*** Information shown ***

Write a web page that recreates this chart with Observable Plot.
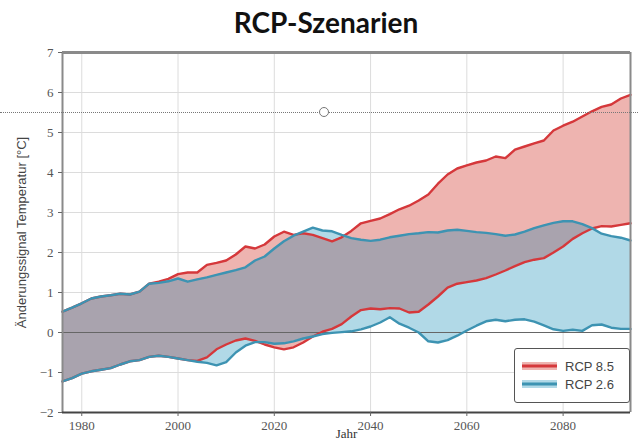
<!DOCTYPE html>
<html><head><meta charset="utf-8">
<script src="https://cdn.jsdelivr.net/npm/d3@7"></script>
<script src="https://cdn.jsdelivr.net/npm/@observablehq/plot@0.6"></script>
<style>
body{margin:0;background:#fff;}
#wrap{position:relative;width:638px;height:445px;overflow:hidden;background:#fff;}
#title{position:absolute;left:0;width:652px;top:5px;line-height:34px;text-align:center;font:700 28px Lato,"Open Sans",sans-serif;color:#111;}
#chart{position:absolute;left:0;top:0;}
#dots{position:absolute;left:0;top:112px;width:638px;border-top:1px dotted #777;}
#knob{position:absolute;left:319px;top:107px;width:8px;height:8px;border:1.3px solid #777;border-radius:50%;background:#fff;}
#legend{position:absolute;left:514px;top:348px;width:114px;height:53px;border:1.5px solid #555;border-radius:3px;background:#fff;font:13px "Liberation Sans",Arial,sans-serif;color:#444;}
.item{position:absolute;left:7px;height:12px;display:flex;align-items:center;}
.item svg{margin-right:8px;}
</style></head><body><div id="wrap">
<div id="chart"></div>
<div id="dots"></div><div id="knob"></div>
<div id="title">RCP-Szenarien</div>
<div id="legend"></div>
</div>
<script>
const years = [1976,1978,1980,1982,1984,1986,1988,1990,1992,1994,1996,1998,2000,2002,2004,2006,2008,2010,2012,2014,2016,2018,2020,2022,2024,2026,2028,2030,2032,2034,2036,2038,2040,2042,2044,2046,2048,2050,2052,2054,2056,2058,2060,2062,2064,2066,2068,2070,2072,2074,2076,2078,2080,2082,2084,2086,2088,2090,2092,2094];
const rcp85Hi = [0.52,0.62,0.73,0.85,0.90,0.93,0.97,0.95,1.02,1.22,1.27,1.34,1.46,1.50,1.50,1.69,1.74,1.80,1.95,2.15,2.10,2.20,2.40,2.52,2.44,2.48,2.44,2.36,2.28,2.38,2.54,2.73,2.79,2.85,2.96,3.08,3.17,3.30,3.45,3.72,3.95,4.10,4.18,4.25,4.30,4.40,4.36,4.57,4.65,4.73,4.80,5.05,5.17,5.27,5.40,5.53,5.64,5.70,5.85,5.94];
const rcp85Lo = [-1.22,-1.14,-1.03,-0.97,-0.93,-0.89,-0.80,-0.72,-0.69,-0.61,-0.58,-0.61,-0.65,-0.69,-0.71,-0.62,-0.42,-0.30,-0.20,-0.15,-0.21,-0.30,-0.37,-0.42,-0.37,-0.25,-0.10,0.02,0.09,0.21,0.40,0.56,0.60,0.58,0.61,0.60,0.50,0.52,0.70,0.90,1.12,1.22,1.26,1.30,1.36,1.45,1.55,1.66,1.76,1.82,1.86,2.00,2.15,2.34,2.48,2.60,2.66,2.65,2.69,2.73];
const rcp26Hi = [0.52,0.62,0.73,0.85,0.90,0.93,0.97,0.95,1.02,1.22,1.24,1.28,1.35,1.27,1.33,1.38,1.44,1.50,1.56,1.63,1.80,1.90,2.10,2.28,2.42,2.52,2.62,2.55,2.53,2.44,2.36,2.32,2.29,2.32,2.38,2.42,2.46,2.48,2.51,2.50,2.55,2.57,2.54,2.51,2.49,2.46,2.42,2.45,2.52,2.61,2.68,2.74,2.78,2.78,2.71,2.61,2.47,2.41,2.37,2.30];
const rcp26Lo = [-1.22,-1.14,-1.03,-0.97,-0.93,-0.89,-0.80,-0.72,-0.69,-0.61,-0.58,-0.61,-0.65,-0.69,-0.73,-0.76,-0.82,-0.74,-0.50,-0.33,-0.24,-0.24,-0.28,-0.27,-0.22,-0.15,-0.10,-0.04,-0.01,0.01,0.03,0.08,0.15,0.25,0.38,0.22,0.12,0.00,-0.22,-0.25,-0.19,-0.08,0.05,0.17,0.28,0.32,0.28,0.32,0.33,0.27,0.18,0.08,0.04,0.07,0.04,0.18,0.20,0.12,0.09,0.09];
const xTicks = [1980,2000,2020,2040,2060,2080];
const yTicks = [-2,-1,0,1,2,3,4,5,6,7];
const xDomain = [1976, 2094];
const yDomain = [-2, 7];
const seriesNames = ["RCP 8.5", "RCP 2.6"];
const titleText = "RCP-Szenarien";
const yLabel = "Änderungssignal Temperatur [°C]";
const xLabel = "Jahr";

const C = {pink:"#eeb4b0", blue:"#b1d9e7", over:"#a9a3ae", red:"#d5383b", teal:"#3d93b2"};

const rows = years.map((year, i) => {
  const lo = Math.max(rcp85Lo[i], rcp26Lo[i]);
  const hi = Math.min(rcp85Hi[i], rcp26Hi[i]);
  return {year, r85lo: rcp85Lo[i], r85hi: rcp85Hi[i], r26lo: rcp26Lo[i], r26hi: rcp26Hi[i],
    olo: hi > lo ? lo : NaN, ohi: hi > lo ? hi : NaN};
});

const chart = Plot.plot({
  width: 638, height: 445,
  marginTop: 52, marginBottom: 33, marginLeft: 62, marginRight: 8,
  x: {domain: xDomain},
  y: {domain: yDomain},
  style: {background: "transparent", fontFamily: "'Liberation Serif', 'Times New Roman', serif", fontSize: "13px", color: "#555"},
  marks: [
    Plot.gridY(yTicks, {stroke: "#dcdcdc", strokeOpacity: 1, strokeWidth: 1}),
    Plot.gridX(xTicks, {stroke: "#dcdcdc", strokeOpacity: 1, strokeWidth: 1}),
    Plot.areaY(rows, {x: "year", y1: "r85lo", y2: "r85hi", fill: C.pink}),
    Plot.areaY(rows, {x: "year", y1: "r26lo", y2: "r26hi", fill: C.blue}),
    Plot.areaY(rows, {x: "year", y1: "olo", y2: "ohi", fill: C.over}),
    Plot.ruleY([0], {stroke: "#666", strokeWidth: 1}),
    Plot.lineY(rows, {x: "year", y: "r85hi", stroke: C.red, strokeWidth: 2.4}),
    Plot.lineY(rows, {x: "year", y: "r85lo", stroke: C.red, strokeWidth: 2.4}),
    Plot.lineY(rows, {x: "year", y: "r26hi", stroke: C.teal, strokeWidth: 2.4}),
    Plot.lineY(rows, {x: "year", y: "r26lo", stroke: C.teal, strokeWidth: 2.4}),
    Plot.ruleY([yDomain[1]], {stroke: "#8a8a8a", strokeWidth: 3}),
    Plot.ruleX([xDomain[1]], {stroke: "#8a8a8a", strokeWidth: 2}),
    Plot.ruleX([xDomain[0]], {stroke: "#8a8a8a", strokeWidth: 2}),
    Plot.ruleY([yDomain[0]], {stroke: "#444", strokeWidth: 2}),
    Plot.axisY(yTicks, {tickSize: 4, tickPadding: 5, label: null, stroke: "#666", fill: "#555"}),
    Plot.axisX(xTicks, {tickSize: 4, tickPadding: 4, label: null, tickFormat: "d", stroke: "#666", fill: "#555"}),
    Plot.text([yLabel], {frameAnchor: "left", textAnchor: "middle", rotate: -90, dx: -41, fontFamily: "'Liberation Sans', Arial, sans-serif", fontSize: 13, fill: "#444"}),
    Plot.text([xLabel], {frameAnchor: "bottom", dy: 25, fontSize: 13, fill: "#333"})
  ]
});
document.getElementById("chart").appendChild(chart);
document.getElementById("title").textContent = titleText;

const legend = document.getElementById("legend");
const swatch = [[C.pink, C.red], [C.blue, C.teal]];
seriesNames.forEach((name, i) => {
  const d = document.createElement("div");
  d.className = "item";
  d.style.top = (i === 0 ? 11 : 29) + "px";
  d.innerHTML = `<svg width="35" height="10"><rect x="0" y="1" width="35" height="8" fill="${swatch[i][0]}"/><line x1="0" x2="35" y1="5" y2="5" stroke="${swatch[i][1]}" stroke-width="3"/></svg><span>${name}</span>`;
  legend.appendChild(d);
});
</script>
</body></html>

***

#### Problem description:
Find the lines containing "chart" and pull them out.

#### Solution to the problem:
Write a web page that recreates this chart with Observable Plot.
#chart{position:absolute;left:0;top:0;}
<div id="chart"></div>
const chart = Plot.plot({
document.getElementById("chart").appendChild(chart);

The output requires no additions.